Mike Burke

What Does July th Mean To Black Americans

ABC10 in Sacramento, CA reports The Declaration announced the freedom of the 13 North American colonies from Great Britain. The founding document of the United States explained “That these United Colonies are, and of Right ought to be Free and Independent States.” But, in 1776, the newly independent nation, free from British control, still held hundreds of thousands of Black people in captivity.

“The Declaration of Independence is probably the most hypocritical document,” said Dr. Rick Warren, President and Founder of the Black Expo and RW Media Enterprises. “At one point, they’re declaring freedom and, at another point, they’re enslaving people. It’s an interesting dichotomy. So many Black people in America have always had an interesting view on the Fourth of July. In our culture, it’s become one of those holidays used more as a family get together. It’s an opportunity for us to come together rather than a celebration of freedom.”

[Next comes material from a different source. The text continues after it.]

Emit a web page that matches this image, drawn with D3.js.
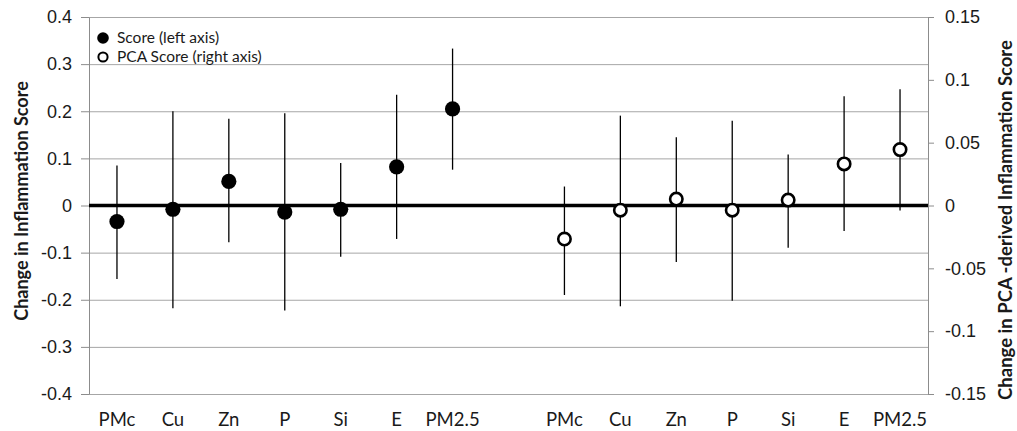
<!DOCTYPE html>
<html>
<head>
<meta charset="utf-8">
<script src="https://cdn.jsdelivr.net/npm/d3@7"></script>
<style>
  html, body { margin: 0; padding: 0; background: #fff; }
  svg { display: block; font-family: Lato, "Open Sans", sans-serif; }
  .axis path, .axis line { stroke: #8c8c8c; }
  .axis text { fill: #1a1a1a; font-size: 18px; }
  .grid line { stroke: #a6a6a6; }
  .grid path { display: none; }
</style>
</head>
<body>
<svg id="chart" width="1017" height="431"></svg>
<script>
// ── Data ──────────────────────────────────────────────────────────────────────

const categories = ['PMc', 'Cu', 'Zn', 'P', 'Si', 'E', 'PM2.5'];

// score, left axis
const scoreMean = [-0.034, -0.008, 0.051, -0.014, -0.008, 0.082, 0.205];
const scoreLow  = [-0.156, -0.218, -0.078, -0.223, -0.109, -0.071, 0.076];
const scoreHigh = [0.085, 0.200, 0.184, 0.196, 0.090, 0.235, 0.333];

// PCA score, right axis
const pcaMean = [-0.0267, -0.0037, 0.0051, -0.0037, 0.0043, 0.0331, 0.0445];
const pcaLow  = [-0.0712, -0.0802, -0.0450, -0.0757, -0.0336, -0.0203, -0.0040];
const pcaHigh = [0.0151, 0.0715, 0.0543, 0.0675, 0.0405, 0.0869, 0.0925];

const leftTicks   = [0.4, 0.3, 0.2, 0.1, 0, -0.1, -0.2, -0.3, -0.4];
const leftLabels  = ['0.4', '0.3', '0.2', '0.1', '0', '-0.1', '-0.2', '-0.3', '-0.4'];
const rightTicks  = [0.15, 0.1, 0.05, 0, -0.05, -0.1, -0.15];
const rightLabels = ['0.15', '0.1', '0.05', '0', '-0.05', '-0.1', '-0.15'];

const legendItems = ['Score (left axis)', 'PCA Score (right axis)'];

// ── Layout ────────────────────────────────────────────────────────────────────

const svg = d3.select('#chart');
const plot = { left: 89, right: 928, top: 17, bottom: 394 };

// left group, an empty slot, then the right group
const slots = [
  ...categories.map((c, i) => 'L' + i),
  'gap',
  ...categories.map((c, i) => 'R' + i),
];

const x = d3.scalePoint()
  .domain(slots)
  .range([plot.left, plot.right])
  .padding(0.5);

const yL = d3.scaleLinear().domain([-0.4, 0.4]).range([plot.bottom, plot.top]);
const yR = d3.scaleLinear().domain([-0.15, 0.15]).range([plot.bottom, plot.top]);

// ── Grid & axes ───────────────────────────────────────────────────────────────

svg.append('g')
  .attr('class', 'grid')
  .attr('transform', `translate(${plot.left},0)`)
  .call(d3.axisLeft(yL).tickValues(leftTicks).tickSize(-(plot.right - plot.left)).tickFormat(''));

svg.append('g')
  .attr('class', 'axis')
  .attr('transform', `translate(${plot.left},0)`)
  .call(d3.axisLeft(yL).tickValues(leftTicks).tickSizeInner(8).tickSizeOuter(0).tickPadding(9)
    .tickFormat((d, i) => leftLabels[i]));

svg.append('g')
  .attr('class', 'axis')
  .attr('transform', `translate(${plot.right},0)`)
  .call(d3.axisRight(yR).tickValues(rightTicks).tickSizeInner(6).tickSizeOuter(0).tickPadding(11)
    .tickFormat((d, i) => rightLabels[i]));

svg.selectAll('.axis .domain').attr('stroke', '#8c8c8c');

// zero line
svg.append('line')
  .attr('x1', plot.left).attr('x2', plot.right)
  .attr('y1', yL(0)).attr('y2', yL(0))
  .attr('stroke', '#000')
  .attr('stroke-width', 3.4);

// category labels
svg.append('g')
  .selectAll('text')
  .data(slots.filter(s => s !== 'gap'))
  .join('text')
  .attr('x', d => x(d))
  .attr('y', 426)
  .attr('text-anchor', 'middle')
  .attr('font-size', '18.5px')
  .attr('fill', '#1a1a1a')
  .text(d => categories[+d.slice(1)]);

// ── Series ────────────────────────────────────────────────────────────────────

const leftData = categories.map((c, i) => ({
  key: 'L' + i, mean: scoreMean[i], low: scoreLow[i], high: scoreHigh[i],
}));
const rightData = categories.map((c, i) => ({
  key: 'R' + i, mean: pcaMean[i], low: pcaLow[i], high: pcaHigh[i],
}));

function drawBars(data, y) {
  svg.append('g')
    .selectAll('line')
    .data(data)
    .join('line')
    .attr('x1', d => x(d.key)).attr('x2', d => x(d.key))
    .attr('y1', d => y(d.low)).attr('y2', d => y(d.high))
    .attr('stroke', '#000')
    .attr('stroke-width', 1.3);
}

drawBars(leftData, yL);
drawBars(rightData, yR);

svg.append('g')
  .selectAll('circle')
  .data(leftData)
  .join('circle')
  .attr('cx', d => x(d.key))
  .attr('cy', d => yL(d.mean))
  .attr('r', 7.6)
  .attr('fill', '#000');

svg.append('g')
  .selectAll('circle')
  .data(rightData)
  .join('circle')
  .attr('cx', d => x(d.key))
  .attr('cy', d => yR(d.mean))
  .attr('r', 6.2)
  .attr('fill', '#fff')
  .attr('stroke', '#000')
  .attr('stroke-width', 2.6);

// ── Legend ────────────────────────────────────────────────────────────────────

const legend = svg.append('g').attr('transform', 'translate(103,38)');

legend.append('circle').attr('cx', 0).attr('cy', 0).attr('r', 5.8).attr('fill', '#000');
legend.append('circle').attr('cx', 0).attr('cy', 19).attr('r', 4.6)
  .attr('fill', '#fff').attr('stroke', '#000').attr('stroke-width', 2);

legend.selectAll('text')
  .data(legendItems)
  .join('text')
  .attr('x', 14)
  .attr('y', (d, i) => i * 19 + 5)
  .attr('font-size', '15.5px')
  .attr('fill', '#1a1a1a')
  .text(d => d);

// ── Axis titles ───────────────────────────────────────────────────────────────

svg.append('text')
  .attr('transform', 'translate(28,201) rotate(-90)')
  .attr('text-anchor', 'middle')
  .attr('font-size', '18px')
  .attr('font-weight', 'bold')
  .attr('fill', '#1a1a1a')
  .text('Change in Inflammation Score');

svg.append('text')
  .attr('transform', 'translate(1012,220) rotate(-90)')
  .attr('text-anchor', 'middle')
  .attr('font-size', '18.5px')
  .attr('font-weight', 'bold')
  .attr('fill', '#1a1a1a')
  .text('Change in PCA -derived Inflammation Score');
</script>
</body>
</html>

On July 5th, 1852, abolitionist Frederick Douglass gave a significant keynote address at an event in Rochester, New York commemorating the signing of the Declaration of Independence. In his speech, Douglass acknowledged the Founding Fathers of America, the architects of the Declaration of Independence, as “brave men” for their commitment to “life, liberty and the pursuit of happiness.”

“The Fourth of July is a national holiday to celebrate this country’s freedom from Britain,” said Rory Kaufman, Chair of the Black American Political Association of California, Sacramento Chapter. “But, Black people were never free or equal. We were still Three-Fifths in the Constitution of the United States. We were not considered whole.”